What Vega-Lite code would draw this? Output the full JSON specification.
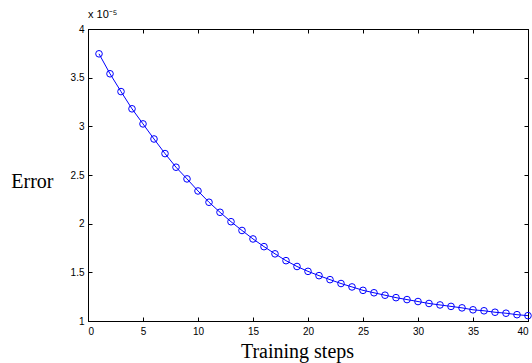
{
  "$schema": "https://vega.github.io/schema/vega-lite/v6.json",
  "width": 440,
  "height": 292,
  "autosize": {"type": "none"},
  "padding": {"left": 88, "top": 29, "right": 4, "bottom": 42},
  "background": "white",
  "config": {
    "view": {"stroke": "black", "strokeWidth": 1},
    "axis": {
      "grid": false,
      "domainColor": "black",
      "tickColor": "black",
      "labelColor": "black",
      "labelFont": "Liberation Sans",
      "labelFontSize": 10,
      "titleFont": "Liberation Serif",
      "titleFontWeight": "normal",
      "titleFontSize": 20,
      "titleColor": "black",
      "tickSize": -4
    }
  },
  "title": {
    "text": "x 10⁻⁵",
    "anchor": "start",
    "frame": "group",
    "font": "Liberation Sans",
    "fontSize": 11,
    "fontWeight": "normal",
    "color": "black",
    "offset": 4
  },
  "data": {
    "values": [
      {"step": 1, "error": 3.745},
      {"step": 2, "error": 3.54},
      {"step": 3, "error": 3.357},
      {"step": 4, "error": 3.18},
      {"step": 5, "error": 3.025},
      {"step": 6, "error": 2.87},
      {"step": 7, "error": 2.72},
      {"step": 8, "error": 2.58},
      {"step": 9, "error": 2.46},
      {"step": 10, "error": 2.336},
      {"step": 11, "error": 2.22},
      {"step": 12, "error": 2.117},
      {"step": 13, "error": 2.02},
      {"step": 14, "error": 1.93},
      {"step": 15, "error": 1.843},
      {"step": 16, "error": 1.764},
      {"step": 17, "error": 1.69},
      {"step": 18, "error": 1.62},
      {"step": 19, "error": 1.56},
      {"step": 20, "error": 1.51},
      {"step": 21, "error": 1.466},
      {"step": 22, "error": 1.425},
      {"step": 23, "error": 1.385},
      {"step": 24, "error": 1.35},
      {"step": 25, "error": 1.315},
      {"step": 26, "error": 1.29},
      {"step": 27, "error": 1.265},
      {"step": 28, "error": 1.24},
      {"step": 29, "error": 1.22},
      {"step": 30, "error": 1.2},
      {"step": 31, "error": 1.18},
      {"step": 32, "error": 1.165},
      {"step": 33, "error": 1.15},
      {"step": 34, "error": 1.135},
      {"step": 35, "error": 1.115},
      {"step": 36, "error": 1.105},
      {"step": 37, "error": 1.09},
      {"step": 38, "error": 1.08},
      {"step": 39, "error": 1.065},
      {"step": 40, "error": 1.055}
    ]
  },
  "layer": [
    {
      "mark": {"type": "line", "color": "#0000ff", "strokeWidth": 1},
      "encoding": {
        "x": {
          "field": "step", "type": "quantitative",
          "scale": {"domain": [0, 40], "nice": false},
          "axis": {"orient": "bottom", "values": [0,5,10,15,20,25,30,35,40], "format": "~g", "title": "Training steps", "titleX": 209, "titleAlign": "center", "titleY": 36, "titleBaseline": "alphabetic", "labelPadding": 9}
        },
        "y": {
          "field": "error", "type": "quantitative",
          "scale": {"domain": [1, 4], "nice": false, "zero": false},
          "axis": {"orient": "left", "values": [1,1.5,2,2.5,3,3.5,4], "format": "~g", "title": "Error", "titleAngle": 0, "titleAlign": "right", "titleX": -35, "titleY": 158, "titleBaseline": "alphabetic", "labelPadding": 8}
        }
      }
    },
    {
      "mark": {"type": "point", "shape": "circle", "filled": false, "color": "#0000ff", "size": 44, "strokeWidth": 1, "opacity": 1},
      "encoding": {
        "x": {
          "field": "step", "type": "quantitative",
          "scale": {"domain": [0, 40], "nice": false},
          "axis": {"orient": "top", "values": [0,5,10,15,20,25,30,35,40], "labels": false, "title": null}
        },
        "y": {
          "field": "error", "type": "quantitative",
          "scale": {"domain": [1, 4], "nice": false, "zero": false},
          "axis": {"orient": "right", "values": [1,1.5,2,2.5,3,3.5,4], "labels": false, "title": null}
        }
      }
    }
  ],
  "resolve": {"axis": {"x": "independent", "y": "independent"}}
}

> [What you have to do] Transcribe each line above verbatim, with the pictures left out.

> [Task output]
What Vega-Lite code would draw this? Output the full JSON specification.
{
  "$schema": "https://vega.github.io/schema/vega-lite/v6.json",
  "width": 440,
  "height": 292,
  "autosize": {"type": "none"},
  "padding": {"left": 88, "top": 29, "right": 4, "bottom": 42},
  "background": "white",
  "config": {
    "view": {"stroke": "black", "strokeWidth": 1},
    "axis": {
      "grid": false,
      "domainColor": "black",
      "tickColor": "black",
      "labelColor": "black",
      "labelFont": "Liberation Sans",
      "labelFontSize": 10,
      "titleFont": "Liberation Serif",
      "titleFontWeight": "normal",
      "titleFontSize": 20,
      "titleColor": "black",
      "tickSize": -4
    }
  },
  "title": {
    "text": "x 10⁻⁵",
    "anchor": "start",
    "frame": "group",
    "font": "Liberation Sans",
    "fontSize": 11,
    "fontWeight": "normal",
    "color": "black",
    "offset": 4
  },
  "data": {
    "values": [
      {"step": 1, "error": 3.745},
      {"step": 2, "error": 3.54},
      {"step": 3, "error": 3.357},
      {"step": 4, "error": 3.18},
      {"step": 5, "error": 3.025},
      {"step": 6, "error": 2.87},
      {"step": 7, "error": 2.72},
      {"step": 8, "error": 2.58},
      {"step": 9, "error": 2.46},
      {"step": 10, "error": 2.336},
      {"step": 11, "error": 2.22},
      {"step": 12, "error": 2.117},
      {"step": 13, "error": 2.02},
      {"step": 14, "error": 1.93},
      {"step": 15, "error": 1.843},
      {"step": 16, "error": 1.764},
      {"step": 17, "error": 1.69},
      {"step": 18, "error": 1.62},
      {"step": 19, "error": 1.56},
      {"step": 20, "error": 1.51},
      {"step": 21, "error": 1.466},
      {"step": 22, "error": 1.425},
      {"step": 23, "error": 1.385},
      {"step": 24, "error": 1.35},
      {"step": 25, "error": 1.315},
      {"step": 26, "error": 1.29},
      {"step": 27, "error": 1.265},
      {"step": 28, "error": 1.24},
      {"step": 29, "error": 1.22},
      {"step": 30, "error": 1.2},
      {"step": 31, "error": 1.18},
      {"step": 32, "error": 1.165},
      {"step": 33, "error": 1.15},
      {"step": 34, "error": 1.135},
      {"step": 35, "error": 1.115},
      {"step": 36, "error": 1.105},
      {"step": 37, "error": 1.09},
      {"step": 38, "error": 1.08},
      {"step": 39, "error": 1.065},
      {"step": 40, "error": 1.055}
    ]
  },
  "layer": [
    {
      "mark": {"type": "line", "color": "#0000ff", "strokeWidth": 1},
      "encoding": {
        "x": {
          "field": "step", "type": "quantitative",
          "scale": {"domain": [0, 40], "nice": false},
          "axis": {"orient": "bottom", "values": [0,5,10,15,20,25,30,35,40], "format": "~g", "title": "Training steps", "titleX": 209, "titleAlign": "center", "titleY": 36, "titleBaseline": "alphabetic", "labelPadding": 9}
        },
        "y": {
          "field": "error", "type": "quantitative",
          "scale": {"domain": [1, 4], "nice": false, "zero": false},
          "axis": {"orient": "left", "values": [1,1.5,2,2.5,3,3.5,4], "format": "~g", "title": "Error", "titleAngle": 0, "titleAlign": "right", "titleX": -35, "titleY": 158, "titleBaseline": "alphabetic", "labelPadding": 8}
        }
      }
    },
    {
      "mark": {"type": "point", "shape": "circle", "filled": false, "color": "#0000ff", "size": 44, "strokeWidth": 1, "opacity": 1},
      "encoding": {
        "x": {
          "field": "step", "type": "quantitative",
          "scale": {"domain": [0, 40], "nice": false},
          "axis": {"orient": "top", "values": [0,5,10,15,20,25,30,35,40], "labels": false, "title": null}
        },
        "y": {
          "field": "error", "type": "quantitative",
          "scale": {"domain": [1, 4], "nice": false, "zero": false},
          "axis": {"orient": "right", "values": [1,1.5,2,2.5,3,3.5,4], "labels": false, "title": null}
        }
      }
    }
  ],
  "resolve": {"axis": {"x": "independent", "y": "independent"}}
}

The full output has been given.